One thing can be said for sure about The Clan of the Flapdragon and Other Adventures in Etymology, by B.M.W. Schrapnel, Ph.D.: There has never been another book quite like it. It almost defies description. It's part serious etymology, part semi-serious satire and part, as mentioned on the book jacket, "dementia."
Technically the book is a collection of thirty short pieces on a wild variety of topics. Three titles give you an idea of the range of Schrapnel's interests: "The Protean Obscenity and His Sister," "Romanticism Now and Then," and "Ted Nugent Must Die!"
Almost every article is followed by letters purportedly written in response to the piece in question. This feature is called "Cleopatra's Basket," and I suspect many readers, like me, will find it the funniest part of the book.
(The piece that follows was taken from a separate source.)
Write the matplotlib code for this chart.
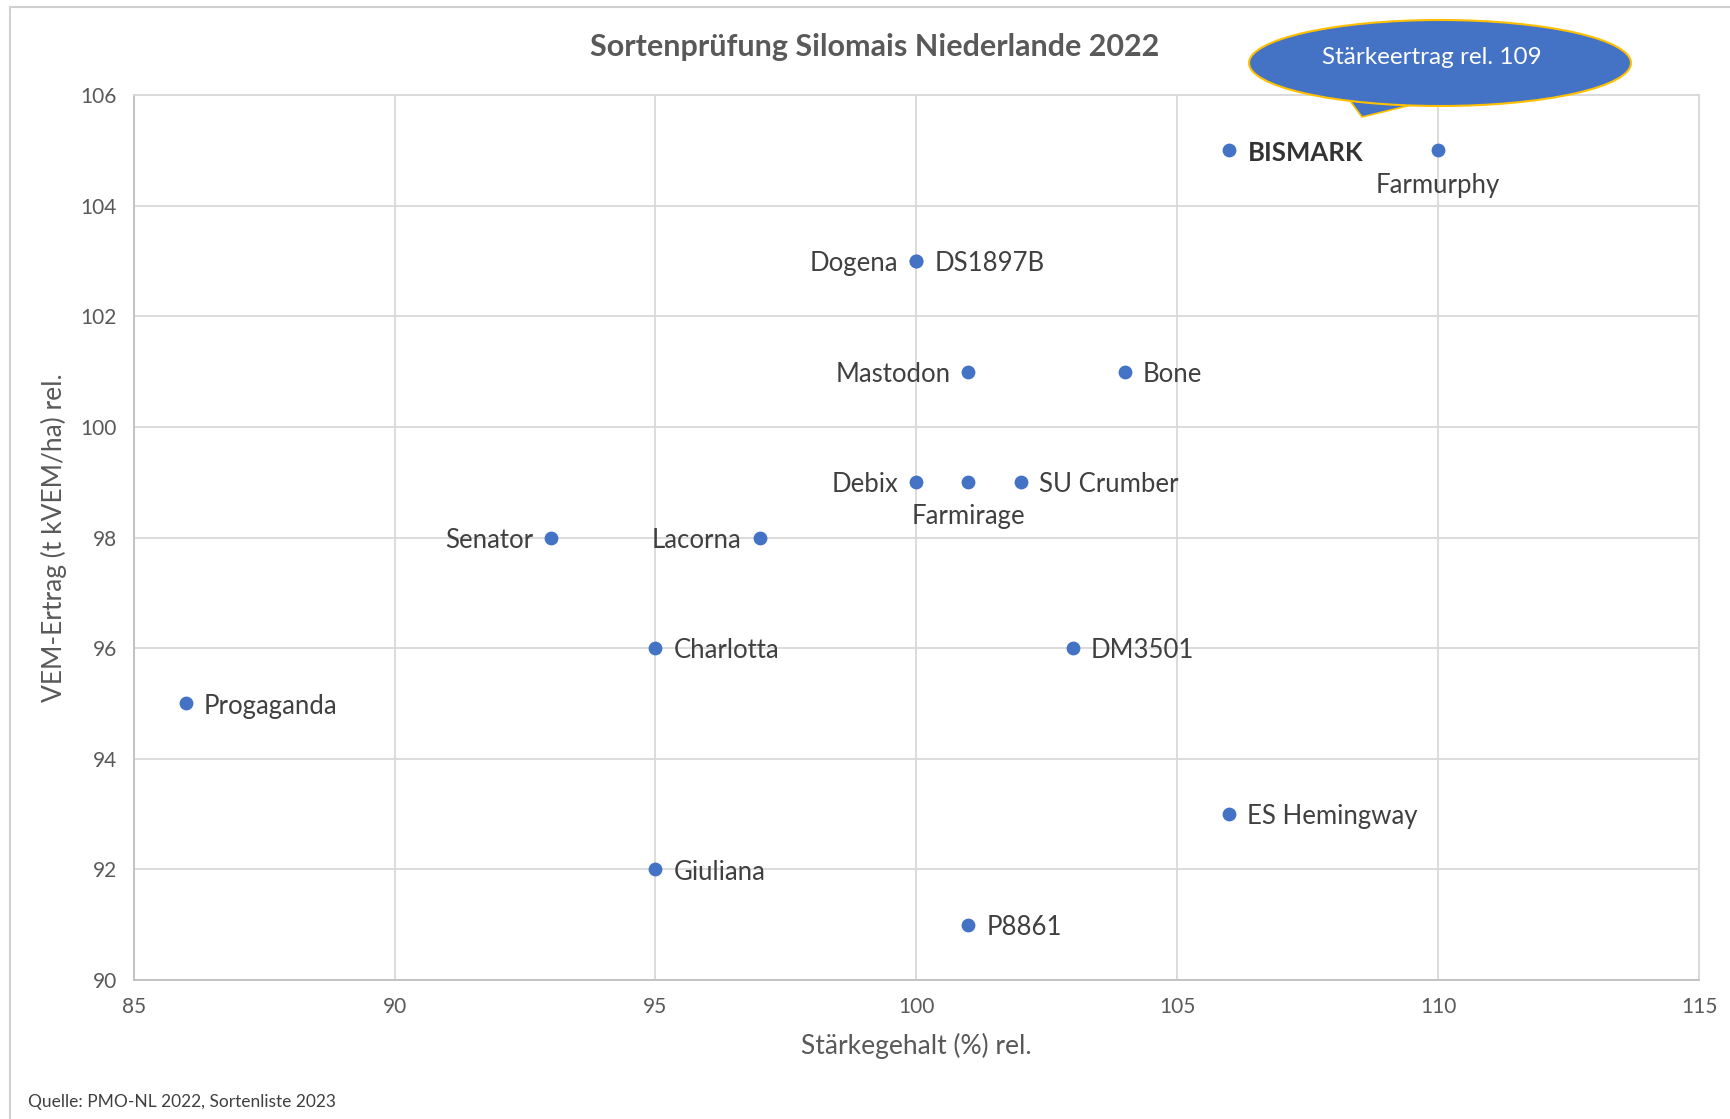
import matplotlib.pyplot as plt
from matplotlib.patches import Ellipse, Polygon

plt.rcParams['font.family'] = ['Lato', 'DejaVu Sans']

# Sorten, Stärkegehalt rel. (x) und VEM-Ertrag rel. (y)
sorten = ['BISMARK', 'Farmurphy', 'Dogena', 'DS1897B', 'Mastodon', 'Bone',
          'Debix', 'Farmirage', 'SU Crumber', 'Senator', 'Lacorna', 'Charlotta',
          'DM3501', 'Progaganda', 'ES Hemingway', 'Giuliana', 'P8861']
staerke = [106, 110, 100, 100, 101, 104, 100, 101, 102, 93, 97, 95, 103, 86, 106, 95, 101]
vem = [105, 105, 103, 103, 101, 101, 99, 99, 99, 98, 98, 96, 96, 95, 93, 92, 91]
# label side: r = right, l = left, b = below
seite = ['r', 'b', 'l', 'r', 'l', 'r', 'l', 'b', 'r', 'l', 'l', 'r', 'r', 'r', 'r', 'r', 'r']

xticks = [85, 90, 95, 100, 105, 110, 115]
yticks = [90, 92, 94, 96, 98, 100, 102, 104, 106]

blau = '#4472C4'
grau = '#595959'

fig = plt.figure(figsize=(17.31, 11.19), dpi=100)
ax = fig.add_axes([0.0772, 0.1242, 0.9043, 0.7909])

ax.scatter(staerke, vem, s=80, color=blau, zorder=3)

for name, x, y, s in zip(sorten, staerke, vem, seite):
    bold = name == 'BISMARK'
    kw = dict(fontsize=18.5, color='#333333' if bold else '#404040',
              fontweight='bold' if bold else 'normal', textcoords='offset points')
    if s == 'r':
        ax.annotate(name, (x, y), xytext=(13, -2), ha='left', va='center', **kw)
    elif s == 'l':
        ax.annotate(name, (x, y), xytext=(-13, -2), ha='right', va='center', **kw)
    else:
        ax.annotate(name, (x, y), xytext=(0, -16), ha='center', va='top', **kw)

ax.set_xlim(85, 115)
ax.set_ylim(90, 106)
ax.set_xticks(xticks)
ax.set_yticks(yticks)
ax.grid(True, color='#D9D9D9', linewidth=1.3)
ax.set_axisbelow(True)
for sp in ax.spines.values():
    sp.set_color('#D9D9D9')
    sp.set_linewidth(1.3)
ax.spines['bottom'].set_color('#BFBFBF')
ax.spines['left'].set_color('#BFBFBF')
ax.tick_params(length=0, labelsize=15, labelcolor=grau, pad=12)

ax.set_xlabel('Stärkegehalt (%) rel.', fontsize=19, color=grau, labelpad=12)
ax.set_ylabel('VEM-Ertrag (t kVEM/ha) rel.', fontsize=19, color=grau, labelpad=10)

fig.text(0.5055, 0.958, 'Sortenprüfung Silomais Niederlande 2022', ha='center', va='center',
         fontsize=22, fontweight='bold', color=grau)
fig.text(0.016, 0.015, 'Quelle: PMO-NL 2022, Sortenliste 2023', ha='left', va='center',
         fontsize=12.5, color='#404040')

# Sprechblase
W, H = 1731, 1119
tail = Polygon([(1345 / W, 1 - 94 / H), (1362 / W, 1 - 117 / H), (1440 / W, 1 - 98 / H)],
               closed=True, transform=fig.transFigure, facecolor=blau,
               edgecolor='#FFC000', linewidth=1.2)
fig.patches.append(tail)
ell = Ellipse((1440 / W, 1 - 63 / H), 382 / W, 86 / H, transform=fig.transFigure,
              facecolor=blau, edgecolor='#FFC000', linewidth=1.5)
fig.patches.append(ell)
fig.text(1432 / W, 1 - 58 / H, 'Stärkeertrag rel. 109', ha='center', va='center',
         fontsize=17.5, color='white')

# Rahmen
fig.add_artist(plt.Line2D([10 / W, 10 / W], [0, 1 - 7 / H], color='#D0D0D0', linewidth=1.5))
fig.add_artist(plt.Line2D([10 / W, 1], [1 - 7 / H, 1 - 7 / H], color='#D0D0D0', linewidth=1.5))

fig.savefig('out.png', dpi=100)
It's filled with classic spoofs of the kind of missives sent in by readers of serious literary magazines.
It's hard to pin down exactly where Dr. Schrapnel stands on the numerous political, artistic, academic and cultural issues he rants about. He's an equal opportunity satirist, as every good satirist should be. For instance, he spends a lot of time skewering people like the "slime-cake politician who's on the secret payroll of big industry and rampant development at any cost." But just when you have him pegged as a tree-hugger, you come across something like, "Most environmental organizations are a crock of wormy fools who get off watching itsy-bitsy birds, or identifying pukey-colored butterflies, while the habitat near and around them goes down at a more methodical and embarrassing rate every year, sort of like your Buffalo Bills at the Super Bowl."
Or take feminism. The ultras of that persuasion come in for their share of lampooning, but even the curmudgeonly Dr. Schrapnel must have his Alan Alda side, for in one of the letters in Cleopatra's Basket a California member of NOW writes: "The Feminist Community commends you for an essay finally devoid of any slurs aimed at us. This doesn't mean that we have removed your name from our top ten list of degenerate chauvinist swine--once a pig, always a pig--but we do encourage you to continue on an artistic path that has no cultural or spiritual potholes."
I hope he stays right where he is, wherever that is.